There are two types of pauses: Local and remote. Local pauses are driven by the local VC RX FIFOs and published on the HTSP TX outbound frames. The remote pauses are received by the RX HTSP inbound frames and used by the AXIS MUX to determine if a given VC needs to halt data transport. By having independent pauses per VC stream, back pressure from one VC does not prevent all other VC streams from moving their payload data across the link.

HTPS supports interleaving of application AXIS streams on the HTPS link. The AXIS MUX can send a partial AXIS frame for a given VC stream (up to a programmable limit) then arbitrate to the next VC stream. The header and footer (refer to Section 2.2) contain all the metadata information for combining these interleaving partial frames back together.

Figure 2: HTPS Firmware Architecture Block Diagram

2.1 Harden IP Cores

To minimize the amount of programmable logic resources (e.g. Look Up Tables (LUTs), Flip Flops (FFs), etc), HTSP leverages the existing FPGA integrated harden IP modules. There are three harden IP modules required for HTSP implementation: CAUI, RS-FEC, and GT. CAUI is the 100 Gigabit Attachment Unit Interface module. Some of the key CAUI features that HTSP takes advantage of are:

  • Frame Check Sequence (FCS) calculation and addition in the transmit (TX) direction

  • FCS checking and FCS removal in the receive (RX) direction

  • Physical Coding Sublayer (PCS) lane marker framing and de-framing

    • Including reordering of each PCS lane

The Reed-Solomon Forward Error Correction (RS-FEC) layer provides the ability to correct for multiple bit errors on the serial link. The Gigabit Transceivers (GT) layer handles the serialization/deserialization. The GTs can be configured for either 4-lane mode (CAUI-4, 25.78125 Gb/s/lane) or 10-lane mode (CAUI-10, 10.3125 Gb/s/lane). FPGA manufactures (e.g. Xilinx[6] and Intel[7]) provide IP wizards that contain all threee harden IP modules and help with their complex configurations.

2.2 HTPS Protocol

The HTPS frame is made of either a header only or a (header + payload + footer). Header only is used to establish the link and publish the updated pause status to the other side of the link. The header only frame occurs based on a periodic timer. This timer is reset when a full frame (header + payload + footer) is sent. The payload is the user data being sent across the link.

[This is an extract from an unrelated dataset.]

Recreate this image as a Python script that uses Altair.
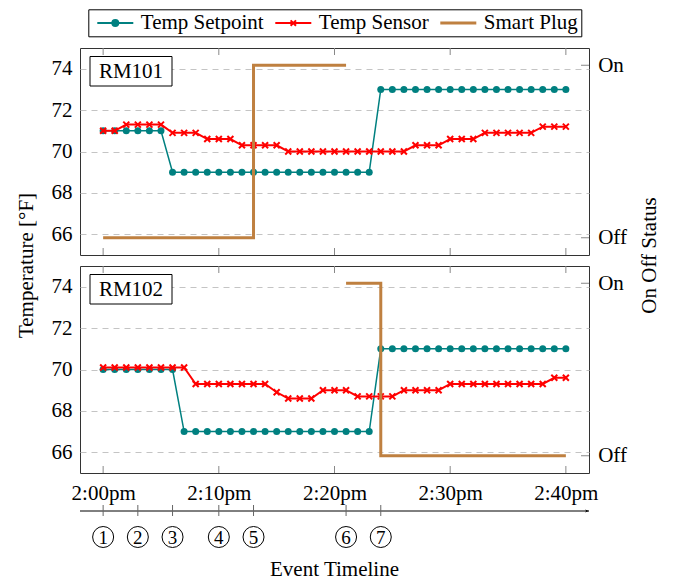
import altair as alt
import pandas as pd

# ---------------- data ----------------
minutes = list(range(41))

rm101_setpoint = [71, 71, 71, 71, 71, 71,
                  69, 69, 69, 69, 69, 69, 69, 69, 69, 69, 69, 69, 69, 69, 69, 69, 69, 69,
                  73, 73, 73, 73, 73, 73, 73, 73, 73, 73, 73, 73, 73, 73, 73, 73, 73]
rm101_sensor = [71.0, 71.0, 71.3, 71.3, 71.3, 71.3, 70.9, 70.9, 70.9, 70.6, 70.6, 70.6,
                70.3, 70.3, 70.3, 70.3, 70.0, 70.0, 70.0, 70.0, 70.0, 70.0, 70.0, 70.0,
                70.0, 70.0, 70.0, 70.3, 70.3, 70.3, 70.6, 70.6, 70.6, 70.9, 70.9, 70.9,
                70.9, 70.9, 71.2, 71.2, 71.2]
rm102_setpoint = [70, 70, 70, 70, 70, 70, 70,
                  67, 67, 67, 67, 67, 67, 67, 67, 67, 67, 67, 67, 67, 67, 67, 67, 67,
                  71, 71, 71, 71, 71, 71, 71, 71, 71, 71, 71, 71, 71, 71, 71, 71, 71]
rm102_sensor = [70.1, 70.1, 70.1, 70.1, 70.1, 70.1, 70.1, 70.1, 69.3, 69.3, 69.3, 69.3,
                69.3, 69.3, 69.3, 68.9, 68.6, 68.6, 68.6, 69.0, 69.0, 69.0, 68.7, 68.7,
                68.7, 68.7, 69.0, 69.0, 69.0, 69.0, 69.3, 69.3, 69.3, 69.3, 69.3, 69.3,
                69.3, 69.3, 69.3, 69.6, 69.6]

plug101_times = [0, 13, 21]
plug101_state = [0, 1, 1]
plug102_times = [21, 24, 40]
plug102_state = [1, 0, 0]

event_times = [0, 3, 6, 10, 13, 21, 24]
event_numbers = ["1", "2", "3", "4", "5", "6", "7"]
timeline_span = [-2, 42]
timeline_title = ["Event Timeline"]

x_tick_values = [0, 10, 20, 30, 40]
x_tick_labels = ["2:00pm", "2:10pm", "2:20pm", "2:30pm", "2:40pm"]
temp_ticks = [66, 68, 70, 72, 74]
status_values = [0, 1]
status_labels = ["Off", "On"]

series_names = ["Temp Setpoint", "Temp Sensor", "Smart Plug"]
series_colors = ["#008080", "#ff0000", "#bf8040"]
rooms = ["RM101", "RM102"]

x_domain = [-2, 42]
temp_domain = [65, 75]
status_domain = [-0.1, 1.1]

# ---------------- styling ----------------
FONT = "Liberation Serif"
FS = 21
W, H = 509, 207
TEAL, RED, BROWN = series_colors

x_scale = alt.Scale(domain=x_domain, nice=False, zero=False)
t_scale = alt.Scale(domain=temp_domain, nice=False, zero=False)
s_scale = alt.Scale(domain=status_domain, nice=False, zero=False)

x_label_expr = "[" + ",".join(f"'{l}'" for l in x_tick_labels) + "]" + \
    f"[indexof({x_tick_values}, datum.value)]"
s_label_expr = "[" + ",".join(f"'{l}'" for l in status_labels) + "]" + \
    f"[indexof({status_values}, datum.value)]"

CROSS = "M-1,-1L1,1M-1,1L1,-1"
LEG_SETPOINT = ("M-0.5,0H3.5M1.83,0A0.33,0.33 0 1 1 1.17,0A0.33,0.33 0 1 1 1.83,0"
                "M1.62,0A0.12,0.12 0 1 1 1.38,0A0.12,0.12 0 1 1 1.62,0")
LEG_SENSOR = "M-0.5,0H3.5M1.2,-0.3L1.8,0.3M1.2,0.3L1.8,-0.3"
LEG_PLUG = "M-0.5,-0.06H3.5M-0.5,0.06H3.5"
ARROW = "M0,0L-2,-0.8L-1.4,0L-2,0.8Z"


def make_panel(room, setpoint, sensor, plug_t, plug_s, top):
    if top:
        xaxis = None
    else:
        xaxis = alt.Axis(values=x_tick_values, labelExpr=x_label_expr, title=None,
                         ticks=False, tickSize=0, domain=False, grid=False,
                         labelPadding=9.5, labelFont=FONT, labelFontSize=FS,
                         labelColor="black", labelFlush=False)

    def X(field):
        return alt.X(field, type="quantitative", scale=x_scale, axis=xaxis)

    ykw = dict(values=temp_ticks, grid=True, gridDash=[6, 5], gridColor="#c4c4c4",
               gridWidth=1, ticks=False, domain=False, labelPadding=8,
               labelFont=FONT, labelFontSize=FS, labelColor="black")
    if top:
        ykw.update(title="Temperature [°F]", titleFont=FONT, titleFontSize=FS,
                   titleFontWeight="normal", titleColor="black", titleAngle=270,
                   titleX=-54, titleY=217, titleAlign="center", titleBaseline="middle")
    else:
        ykw.update(title=None)
    yaxis = alt.Axis(**ykw)

    def YT(field):
        return alt.Y(field, type="quantitative", scale=t_scale, axis=yaxis)

    skw = dict(orient="right", values=status_values, labelExpr=s_label_expr,
               ticks=False, domain=False, grid=False, labelPadding=8.7,
               labelFont=FONT, labelFontSize=FS, labelColor="black")
    if top:
        skw.update(title="On Off Status", titleFont=FONT, titleFontSize=FS,
                   titleFontWeight="normal", titleColor="black", titleAngle=270,
                   titleX=60, titleY=207, titleAlign="center", titleBaseline="middle")
    else:
        skw.update(title=None)
    saxis = alt.Axis(**skw)

    def YS(field):
        return alt.Y(field, type="quantitative", scale=s_scale, axis=saxis)

    df = pd.DataFrame({"m": minutes, "sp": setpoint, "se": sensor})

    sp_line = alt.Chart(df).mark_line(color=TEAL, strokeWidth=1.5).encode(x=X("m"), y=YT("sp"))
    se_line = alt.Chart(df).mark_line(color=RED, strokeWidth=2).encode(x=X("m"), y=YT("se"))
    sp_pts = alt.Chart(df).mark_point(shape="circle", filled=True, color=TEAL, size=49,
                                      opacity=1, strokeWidth=0).encode(x=X("m"), y=YT("sp"))
    se_pts = alt.Chart(df).mark_point(shape=CROSS, filled=False, color=RED, size=36,
                                      opacity=1, strokeWidth=2).encode(x=X("m"), y=YT("se"))

    tick_df = pd.DataFrame({"t": x_tick_values})
    ticks_top = alt.Chart(tick_df).mark_rule(color="#888888", strokeWidth=1).encode(
        x=X("t"), y=alt.value(0), y2=alt.value(7))
    ticks_bot = alt.Chart(tick_df).mark_rule(color="#888888", strokeWidth=1).encode(
        x=X("t"), y=alt.value(H - 7), y2=alt.value(H))

    room_df = pd.DataFrame({"room": [room]})
    room_box = alt.Chart(room_df).mark_rect(fill="white", stroke="black", strokeWidth=1).encode(
        x=alt.value(10), x2=alt.value(92), y=alt.value(8.5), y2=alt.value(38))
    room_txt = alt.Chart(room_df).mark_text(font=FONT, fontSize=FS, color="black",
                                            baseline="middle", align="center").encode(
        x=alt.value(51), y=alt.value(23.5), text="room:N")

    temp_layers = [sp_line, sp_pts, se_line, se_pts, ticks_top, ticks_bot, room_box, room_txt]

    if top:
        leg = alt.Legend(title=None, orient="none", legendX=8.3, legendY=-38.7,
                         direction="horizontal", symbolSize=324, symbolStrokeWidth=2,
                         labelFont=FONT, labelFontSize=FS, labelColor="black",
                         labelOffset=28.5, columnPadding=5, padding=3,
                         strokeColor="black", fillColor="white")
        leg_df = pd.DataFrame({"series": series_names})
        legend_layer = alt.Chart(leg_df).mark_point(filled=False, opacity=1, strokeWidth=2).encode(
            color=alt.Color("series:N", scale=alt.Scale(domain=series_names, range=series_colors), legend=leg),
            shape=alt.Shape("series:N", scale=alt.Scale(domain=series_names,
                                                        range=[LEG_SETPOINT, LEG_SENSOR, LEG_PLUG]), legend=leg),
        ).transform_filter("false")
        temp_layers.append(legend_layer)
    else:
        span_df = pd.DataFrame({"x0": [timeline_span[0]], "x1": [timeline_span[1]]})
        ev_df = pd.DataFrame({"t": event_times, "n": event_numbers})
        arrow_line = alt.Chart(span_df).mark_rule(color="black", strokeWidth=1).encode(
            x=X("x0"), x2="x1:Q", y=alt.value(245))
        arrow_head = alt.Chart(span_df).mark_point(shape=ARROW, filled=True, color="black",
                                                   size=16, opacity=1, strokeWidth=0).encode(
            x=X("x1"), y=alt.value(245))
        ev_ticks = alt.Chart(ev_df).mark_rule(color="#666666", strokeWidth=1).encode(
            x=X("t"), y=alt.value(239), y2=alt.value(250))
        ev_circ = alt.Chart(ev_df).mark_point(shape="circle", filled=False, color="black",
                                              size=441, opacity=1, strokeWidth=1).encode(
            x=X("t"), y=alt.value(271))
        ev_num = alt.Chart(ev_df).mark_text(font=FONT, fontSize=19, color="black",
                                            baseline="middle", align="center", dy=1).encode(
            x=X("t"), y=alt.value(271), text="n:N")
        tl_df = pd.DataFrame({"label": timeline_title})
        tl_txt = alt.Chart(tl_df).mark_text(font=FONT, fontSize=FS, color="black",
                                            baseline="alphabetic", align="center").encode(
            x=alt.value(W / 2), y=alt.value(310), text="label:N")
        temp_layers += [arrow_line, arrow_head, ev_ticks, ev_circ, ev_num, tl_txt]

    temp = alt.layer(*temp_layers)

    plug_df = pd.DataFrame({"t": plug_t, "s": plug_s})
    plug_line = alt.Chart(plug_df).mark_line(color=BROWN, strokeWidth=3, interpolate="step-after").encode(
        x=X("t"), y=YS("s"))
    st_df = pd.DataFrame({"v": status_values})
    st_ticks = alt.Chart(st_df).mark_rule(color="#888888", strokeWidth=1).encode(
        x=alt.value(W - 8), x2=alt.value(W), y=YS("v"))
    plug = alt.layer(plug_line, st_ticks)

    return alt.layer(temp, plug).resolve_scale(y="independent").properties(width=W, height=H)


top_panel = make_panel(rooms[0], rm101_setpoint, rm101_sensor, plug101_times, plug101_state, True)
bot_panel = make_panel(rooms[1], rm102_setpoint, rm102_sensor, plug102_times, plug102_state, False)

chart = alt.vconcat(top_panel, bot_panel, spacing=11, bounds="flush").resolve_scale(
    color="independent", shape="independent"
).properties(
    padding={"left": 6, "top": 0, "right": 5, "bottom": 5}
).configure_view(stroke="#333333", strokeWidth=1)

chart.save("out.html", embed_options={"renderer": "svg", "actions": False})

The header format is show in Table 2. The header’s first 14 bytes are the standard Ethernet Destination/Source MAC and EtherType. This make the HTSP capable of operating on standard Ethernet switches and routers by formatting the frame as a custom RAW Ethernet frame. However for DAQ, the preference is likely to only operate in point-to-point to reduce/minimize the latency and remove the requirement to add a reliability layer due to drop potential buffer overflows in the Ethernet switches/routers. "Version" is a hard coded value to 0x1, which is checked as part of establishing link. TID is the frame’s transaction ID and is a counter that increments by one per TX frame. TID is used for debugging. For the HTPS TX module, "pause" is current state of the local RX FIFOs. For the HTPS RX module, "pause" is the current state of the remote RX FIFOs. VC is the index of the virtual channel stream being sent on the payload. TUserFirst is the payload’s first 8-bit of the AXIS’s TUSER metadata field. TUserFirst is use to pass metadata on the payload frame (e.g. Start of the payload frame). OpCodeEn is the valid flag for the 128-bit operation-code Data (OpCodeData). UserData is a 128-bit bus that is sampled every header. UserData can be used to publish asynchronous status updates or board information (e.g. serial number) to the other side of the link. There are 10 bytes that are reserved and set to zero. HdrXsum is a 16-bit checksum for only the header and not the payload or footer.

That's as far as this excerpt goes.